Fernandes gives the example of Tamsin who stays dry in a rain shower because she decided to take an umbrella. We can say one caused the other if there is “good evidence” based on probable outcomes.
“By evidence, I don’t just mean that Tamsin thinks she will stay dry if she decides to take her umbrella. I mean that her decision actually raises the chance of her staying dry – so that even someone observing her situation would know she is more likely to stay dry if she decides to take her umbrella.”
Let’s say Tamsin continued to take her umbrella each time it rained, and that she continued to stay dry on each occasion. This could conceivably lead her to conclude that her decision to take an umbrella was the cause of rain. How would we know such reasoning was faulty?

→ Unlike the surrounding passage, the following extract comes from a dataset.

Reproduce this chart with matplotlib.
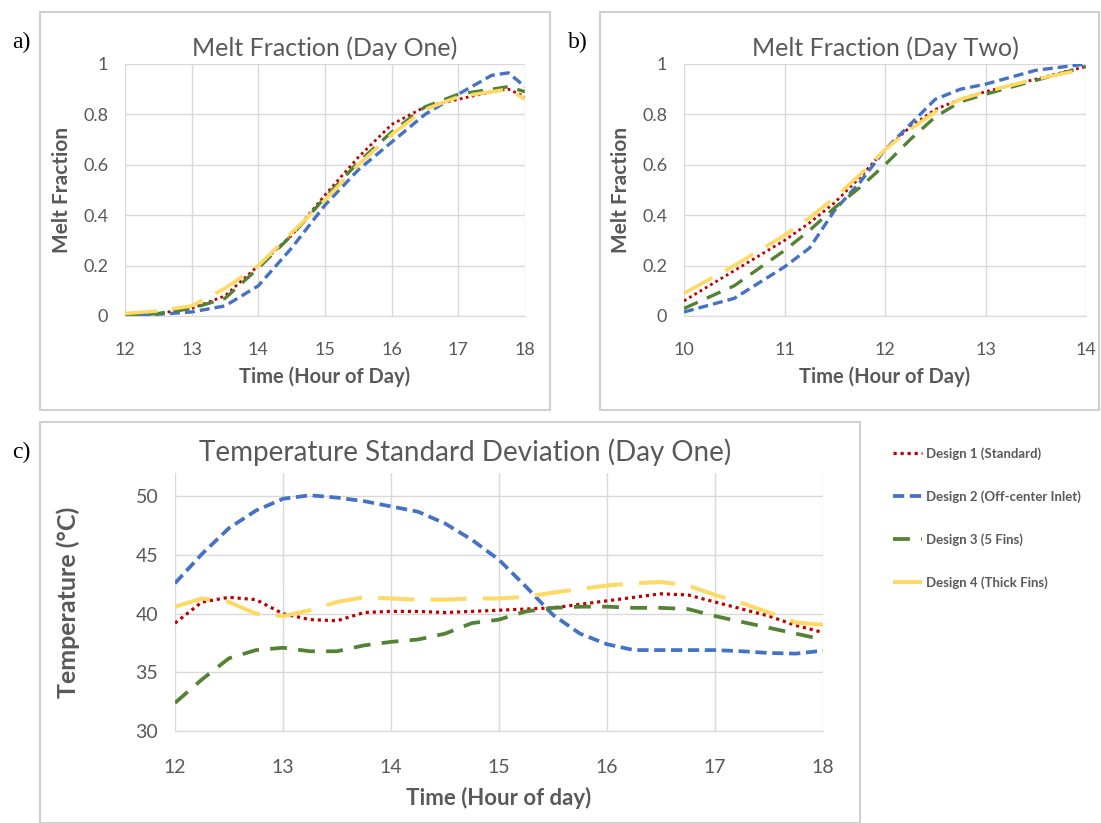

“Not all correlations are causal. In Tamsin’s case, she might notice that it tends to rain whenever she takes her umbrella. But this correlation will only count as causal if Tamsin can use that correlation to raise the chance of outcomes she seeks in an appropriate kind of deliberation,” Fernandes explains.
“There is something distinctly inappropriate about Tamsin deliberating about taking her umbrella to ensure rain when she already has evidence that settles that it will rain.”
Intellectual temperament
Now you may think life is too short to worry about such matters but then 1. you’re reading the wrong newspaper column and 2. you haven’t considered the risks associated with abandoning the search for a scientific basis to causation. Portraying all causes as somehow “unprovable” plays into the hands of those who wish to convince us that facts are just opinions and the truth is whatever you want it to be.
The division between physicists and philosophers on the issue also highlights the role of intellectual temperament in scientific debate.
Studies show mathematicians and physicists are the most atheistic of all academics and it just so happens a “first cause” in fundamental physics would leave open a chink of light for the possibility of a universal creator or God. Could this bias towards atheism help to explain a reluctance among physicists to look behind the curtain of causation?
Fernandes is keen to avoid pitting one set of academics against another but says: “One thing philosophers have long been concerned with is how much our picture of the world is due to how the world is in itself, and how much is shaped by our perspective on the world.
“A similar debate happens in the case of time and causation – how much of the way time and causation are and appear to us is due to features of the world, and how much is due to us and how we engage in the world? Typically, the world-based approach has been associated with being scientifically minded and looking for a physics-based picture of the world.
“Conversely, the agent-based approach has sometimes been associated with a quasi-religious view where we expect the world to be ‘made for us’ or be structured in way that reflects divine agency. But I don’t think those associations are correct.
“If we view matters from a scientific standpoint, it should be obvious that how we picture the world and how we think about it are deeply shaped by our relations to it. There is no ‘view from nowhere’ from which to observe the world.”